1/2 Dass BK Scholz Vorschlag aufgreift, für Ukraine sofort bedienbare Waffen über osteuropäische Partner zu liefern, die wir kompensieren, begrüße ich. Um Freiheit und Menschenrechte muss man aber kämpfen, die bekommt man nicht geschenkt. Dafür kam heute noch zu wenig Konkretes.

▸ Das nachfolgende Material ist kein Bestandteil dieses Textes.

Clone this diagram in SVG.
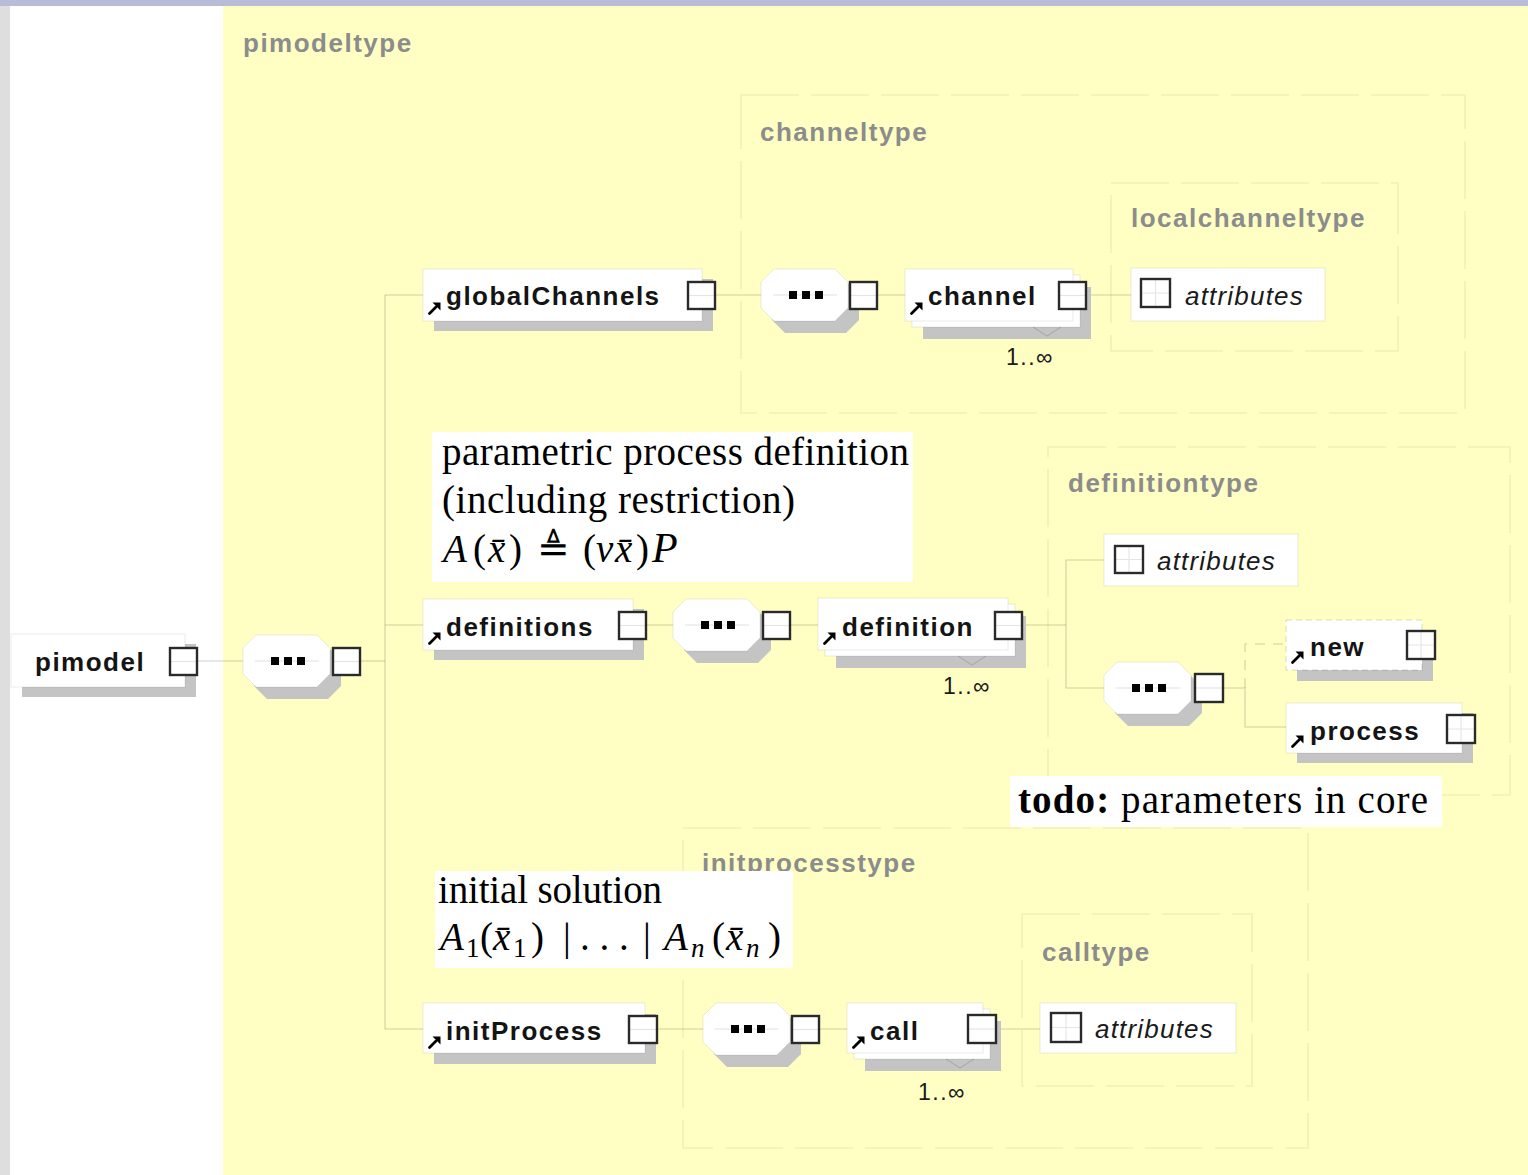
<svg xmlns="http://www.w3.org/2000/svg" xmlns:xlink="http://www.w3.org/1999/xlink" width="1528" height="1175" viewBox="0 0 1528 1175">
<style>
.node{fill:#fff;stroke:#000;stroke-opacity:.08;stroke-width:1}
.shadow{fill:#c4c4c4}
.box{fill:#fff;stroke:#2a2a2a;stroke-width:2.4}
.inl{stroke:#000;stroke-opacity:.1;stroke-width:1.2;fill:none}
.lbl{font-family:"Liberation Sans",Arial,sans-serif;font-weight:bold;font-size:26px;letter-spacing:1.5px;fill:#141414}
.attr{font-family:"Liberation Sans",Arial,sans-serif;font-style:italic;font-size:26px;letter-spacing:1.2px;fill:#1a1a1a}
.type{font-family:"Liberation Sans",Arial,sans-serif;font-weight:bold;font-size:26px;letter-spacing:1.5px;fill:#8c8c8c}
.mult{font-family:"Liberation Sans",Arial,sans-serif;font-size:23px;letter-spacing:1.5px;fill:#1a1a1a}
.conn{stroke:#000;stroke-opacity:.13;stroke-width:1.6;fill:none}
.dbox{fill:none;stroke:#000;stroke-opacity:.06;stroke-width:1.6;stroke-dasharray:58 12}
.note{fill:#fff}
.serif{font-family:"Liberation Serif","Times New Roman",serif;font-size:39px;fill:#000}
.mi{font-style:italic}
.notch{fill:none;stroke:#000;stroke-opacity:.12;stroke-width:1.2}
</style>
<defs>
<g id="seq">
<polygon points="24,12 85,12 98,25 98,51 85,64 24,64 11,51 11,25" fill="#c4c4c4"/>
<polygon points="13,0 74,0 87,13 87,39 74,52 13,52 0,39 0,13" fill="#fff" stroke="#000" stroke-opacity=".08"/>
<line x1="12" y1="26" x2="76" y2="26" stroke="#000" stroke-opacity=".12" stroke-width="1.2"/>
<rect x="28" y="22" width="8" height="8" fill="#000"/>
<rect x="41" y="22" width="8" height="8" fill="#000"/>
<rect x="54" y="22" width="8" height="8" fill="#000"/>
</g>
<g id="ref">
<path d="M1.5,12.5 L8,6" stroke="#000" stroke-width="2.8" stroke-linecap="round"/>
<polygon points="12.5,1.5 12.5,9.5 4.5,1.5" fill="#000"/>
</g>
</defs>

<!-- background -->
<rect x="0" y="0" width="1528" height="1175" fill="#fff"/>
<rect x="0" y="0" width="10" height="1175" fill="#dedede"/>
<rect x="223" y="6" width="1305" height="1169" fill="#ffffc3"/>
<rect x="0" y="0" width="1528" height="6" fill="#b9bcd9"/>

<!-- type containers -->
<g id="types">
<text class="type" x="243" y="52">pimodeltype</text>
<rect class="dbox" x="741" y="95" width="724" height="318"/>
<text class="type" x="760" y="141">channeltype</text>
<rect class="dbox" x="1111" y="183" width="287" height="168"/>
<text class="type" x="1131" y="227">localchanneltype</text>
<rect class="dbox" x="1048" y="447" width="462" height="348"/>
<text class="type" x="1068" y="492">definitiontype</text>
<rect class="dbox" x="683" y="828" width="625" height="320"/>
<text class="type" x="702" y="872">initprocesstype</text>
<rect class="dbox" x="1022" y="914" width="230" height="172"/>
<text class="type" x="1042" y="961">calltype</text>
</g>

<!-- connectors -->
<g id="connectors">
<path class="conn" d="M197,661 H243"/>
<path class="conn" d="M360,661 H385"/>
<path class="conn" d="M385,295 V1029"/>
<path class="conn" d="M385,295 H423 M385,625 H423 M385,1029 H423"/>
<path class="conn" d="M715,295 H761 M877,295 H905 M1086,295 H1131"/>
<path class="conn" d="M647,625 H673 M790,625 H818 M1022,625 H1066"/>
<path class="conn" d="M1066,560 V688 M1066,560 H1104 M1066,688 H1104"/>
<path class="conn" d="M1223,688 H1245 V727 H1286"/>
<path class="conn" d="M1245,688 V644 H1286" stroke-dasharray="10 8"/>
<path class="conn" d="M657,1029 H703 M819,1029 H847 M996,1029 H1040"/>
</g>

<!-- pimodel -->
<g id="pimodel">
<rect class="shadow" x="22" y="644" width="174" height="53"/>
<rect class="node" x="11" y="634" width="174" height="53"/>
<text class="lbl" x="35" y="671">pimodel</text>
<rect class="box" x="170" y="648" width="27" height="27"/>
<line class="inl" x1="171" y1="661.5" x2="196" y2="661.5"/>
</g>

<g id="seq1">
<use xlink:href="#seq" x="243" y="635"/>
<rect class="box" x="333" y="648" width="27" height="27"/>
<line class="inl" x1="334" y1="661.5" x2="359" y2="661.5"/>
</g>

<!-- globalChannels -->
<g id="globalChannels">
<rect class="shadow" x="434" y="279" width="279" height="52"/>
<rect class="node" x="423" y="269" width="279" height="52"/>
<use xlink:href="#ref" x="428" y="301"/>
<text class="lbl" x="446" y="305">globalChannels</text>
<rect class="box" x="688" y="282" width="27" height="27"/>
<line class="inl" x1="689" y1="295.5" x2="714" y2="295.5"/>
</g>

<g id="seq2">
<use xlink:href="#seq" x="761" y="269"/>
<rect class="box" x="850" y="282" width="27" height="27"/>
<line class="inl" x1="851" y1="295.5" x2="876" y2="295.5"/>
</g>

<g id="channel">
<rect class="shadow" x="923" y="287" width="168" height="52"/>
<rect class="node" x="912" y="275" width="168" height="52"/>
<rect class="node" x="905" y="269" width="168" height="52"/>
<polyline class="notch" points="1033,327 1047,336 1061,327"/>
<use xlink:href="#ref" x="910" y="301"/>
<text class="lbl" x="928" y="305">channel</text>
<rect class="box" x="1059" y="282" width="27" height="27"/>
<line class="inl" x1="1060" y1="295.5" x2="1085" y2="295.5"/>
<text class="mult" x="1006" y="365">1..∞</text>
</g>

<g id="channelAttributes">
<rect class="node" x="1131" y="268" width="194" height="53" stroke-opacity=".1"/>
<rect class="box" x="1141" y="279" width="29" height="28"/>
<path class="inl" d="M1142,293 H1169 M1155.5,280 V306"/>
<text class="attr" x="1185" y="305">attributes</text>
</g>

<!-- definitions -->
<g id="definitions">
<rect class="shadow" x="434" y="609" width="210" height="51"/>
<rect class="node" x="423" y="599" width="210" height="51"/>
<use xlink:href="#ref" x="428" y="631"/>
<text class="lbl" x="446" y="636">definitions</text>
<rect class="box" x="619" y="612" width="27" height="27"/>
<line class="inl" x1="620" y1="625.5" x2="645" y2="625.5"/>
</g>

<g id="seq3">
<use xlink:href="#seq" x="673" y="599"/>
<rect class="box" x="763" y="612" width="27" height="27"/>
<line class="inl" x1="764" y1="625.5" x2="789" y2="625.5"/>
</g>

<g id="definition">
<rect class="shadow" x="836" y="616" width="190" height="52"/>
<rect class="node" x="825" y="604" width="190" height="52"/>
<rect class="node" x="818" y="598" width="190" height="52"/>
<polyline class="notch" points="958,656 972,665 986,656"/>
<use xlink:href="#ref" x="823" y="631"/>
<text class="lbl" x="842" y="636">definition</text>
<rect class="box" x="995" y="612" width="27" height="27"/>
<line class="inl" x1="996" y1="625.5" x2="1021" y2="625.5"/>
<text class="mult" x="943" y="694">1..∞</text>
</g>

<g id="definitionAttributes">
<rect class="node" x="1104" y="534" width="194" height="52" stroke-opacity=".1"/>
<rect class="box" x="1115" y="546" width="28" height="27"/>
<path class="inl" d="M1116,559.5 H1142 M1129,547 V572"/>
<text class="attr" x="1157" y="570">attributes</text>
</g>

<g id="seq4">
<use xlink:href="#seq" x="1104" y="662"/>
<rect class="box" x="1195" y="674" width="28" height="28"/>
<line class="inl" x1="1196" y1="688" x2="1222" y2="688"/>
</g>

<g id="new">
<rect class="shadow" x="1297" y="631" width="136" height="50"/>
<rect x="1286" y="620" width="136" height="50" fill="#fff" stroke="#000" stroke-opacity=".15" stroke-dasharray="6 4"/>
<use xlink:href="#ref" x="1291" y="650"/>
<text class="lbl" x="1310" y="656">new</text>
<rect class="box" x="1407" y="631" width="28" height="28"/>
<path class="inl" d="M1408,645 H1434 M1421,632 V658"/>
</g>

<g id="process">
<rect class="shadow" x="1297" y="713" width="176" height="50"/>
<rect class="node" x="1286" y="703" width="176" height="50"/>
<use xlink:href="#ref" x="1291" y="734"/>
<text class="lbl" x="1310" y="740">process</text>
<rect class="box" x="1447" y="715" width="28" height="28"/>
<path class="inl" d="M1448,729 H1474 M1461,716 V742"/>
</g>

<!-- initProcess -->
<g id="initProcess">
<rect class="shadow" x="434" y="1014" width="222" height="50"/>
<rect class="node" x="423" y="1003" width="222" height="50"/>
<use xlink:href="#ref" x="428" y="1035"/>
<text class="lbl" x="446" y="1040">initProcess</text>
<rect class="box" x="629" y="1016" width="28" height="27"/>
<line class="inl" x1="630" y1="1029.5" x2="656" y2="1029.5"/>
</g>

<g id="seq5">
<use xlink:href="#seq" x="703" y="1003"/>
<rect class="box" x="792" y="1016" width="27" height="27"/>
<line class="inl" x1="793" y1="1029.5" x2="818" y2="1029.5"/>
</g>

<g id="call">
<rect class="shadow" x="865" y="1021" width="136" height="50"/>
<rect class="node" x="854" y="1009" width="136" height="50"/>
<rect class="node" x="847" y="1003" width="136" height="50"/>
<polyline class="notch" points="946,1059 960,1068 974,1059"/>
<use xlink:href="#ref" x="852" y="1035"/>
<text class="lbl" x="870" y="1040">call</text>
<rect class="box" x="968" y="1015" width="28" height="28"/>
<line class="inl" x1="969" y1="1029" x2="995" y2="1029"/>
<text class="mult" x="918" y="1100">1..∞</text>
</g>

<g id="callAttributes">
<rect class="node" x="1040" y="1003" width="196" height="50" stroke-opacity=".1"/>
<rect class="box" x="1051" y="1013" width="30" height="29"/>
<path class="inl" d="M1052,1027.5 H1080 M1066,1014 V1041"/>
<text class="attr" x="1095" y="1038">attributes</text>
</g>

<!-- annotations -->
<g id="note1">
<rect class="note" x="432" y="432" width="481" height="150"/>
<text class="serif" x="442" y="465" textLength="467" lengthAdjust="spacing">parametric process definition</text>
<text class="serif" x="442" y="513" textLength="353" lengthAdjust="spacing">(including restriction)</text>
<text class="serif" y="562"><tspan class="mi" x="443">A</tspan><tspan x="473">(</tspan><tspan class="mi" x="488">x̄</tspan><tspan x="509">)</tspan><tspan x="537">≜</tspan><tspan x="583">(</tspan><tspan class="mi" x="596">ν</tspan><tspan class="mi" x="615">x̄</tspan><tspan x="636">)</tspan><tspan class="mi" x="652" font-size="42">P</tspan></text>
</g>

<g id="note2">
<rect class="note" x="435" y="871" width="358" height="97"/>
<text class="serif" x="438" y="903" textLength="224" lengthAdjust="spacing">initial solution</text>
<text class="serif" y="950"><tspan class="mi" x="440">A</tspan><tspan x="466" dy="7" font-size="27">1</tspan><tspan x="480" dy="-7">(</tspan><tspan class="mi" x="493">x̄</tspan><tspan x="513" dy="7" font-size="27">1</tspan><tspan x="531" dy="-7">)</tspan><tspan x="563">|</tspan><tspan x="580">. . .</tspan><tspan x="643">|</tspan><tspan class="mi" x="664">A</tspan><tspan class="mi" x="691" dy="7" font-size="27">n</tspan><tspan x="712" dy="-7">(</tspan><tspan class="mi" x="726">x̄</tspan><tspan class="mi" x="746" dy="7" font-size="27">n</tspan><tspan x="768" dy="-7">)</tspan></text>
</g>

<g id="note3">
<rect class="note" x="1010" y="776" width="432" height="51"/>
<text class="serif" x="1018" y="813" textLength="410" lengthAdjust="spacing"><tspan font-weight="bold">todo:</tspan> parameters in core</text>
</g>
</svg>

— Marie-Agnes Strack-Zimmermann (@MAStrackZi) April 19, 2022
Kritik erneut auch aus der Union
Der Grünen-Politiker und Vorsitzende des Europaausschusses im Bundestag, Anton Hofreiter, hat angesichts der jüngsten Erklärung von Scholz weiter schwere Waffen für die Ukraine gefordert. »Das war ein weiterer Schritt in die richtige Richtung, aber wirklich entscheidend ist, dass die Ukraine jetzt schnell auch schwerere Waffen bekommt«, sagte er dem Redaktionsnetzwerk Deutschland (RND) . »Die Offensive im Osten der Ukraine hat bereits begonnen. Und man sollte nicht vergessen: Deutschland ist das wirtschaftsstärkste Land in der Europäischen Union, und deshalb sollten wir deutlich mehr tun.« Deutschland müsse »direkt mehr Waffen liefern und ein Ölembargo umsetzen«, sagte Hofreiter.
Strack-Zimmermann und Hofreiter hatten gemeinsam mit dem Bundestagsabgeordneten Michael Roth (SPD) in Lwiw ukrainische Abgeordnete getroffen.
Zu wenig - zu spät. Das bleibt die bittere Bilanz nach der Pressekonferenz von @Bundeskanzler
— Johann Wadephul (@JoWadephul) April 19, 2022
Deutschland liefert weiter keine schweren Waffen, d.h. lässt die #Ukraine im Stich. 1/3
Auch aus der Union kam erneut Kritik. »Zu wenig – zu spät«, das bleibe die bittere Bilanz nach der Pressekonferenz von Scholz, schrieb der stellvertretende Unionsfraktionschef Johann Wadephul (CDU) bei Twitter. »Deutschland liefert weiter keine schweren Waffen, das heißt, lässt die Ukraine im Stich.« Oppositionsführer Friedrich Merz retweetete den Post.
Deutschland hat bisher unter anderem Panzerfäuste, Luftabwehrraketen und Maschinengewehre geliefert, außerdem Fahrzeuge, Nachtsichtgeräte und Schutzausrüstung. Die Ukraine fordert aber auch schwere Waffen wie Kampfpanzer, Artilleriegeschütze und Kampfhubschrauber. Am Karfreitag war bekannt geworden, dass die Regierung Gelder zur Anschaffung von Militärgerät für die Ukraine deutlich aufstocken will. Das ersetze nicht die Notwendigkeit, schnell Waffen zu liefern, heißt es seitdem von Scholz-Kritikern.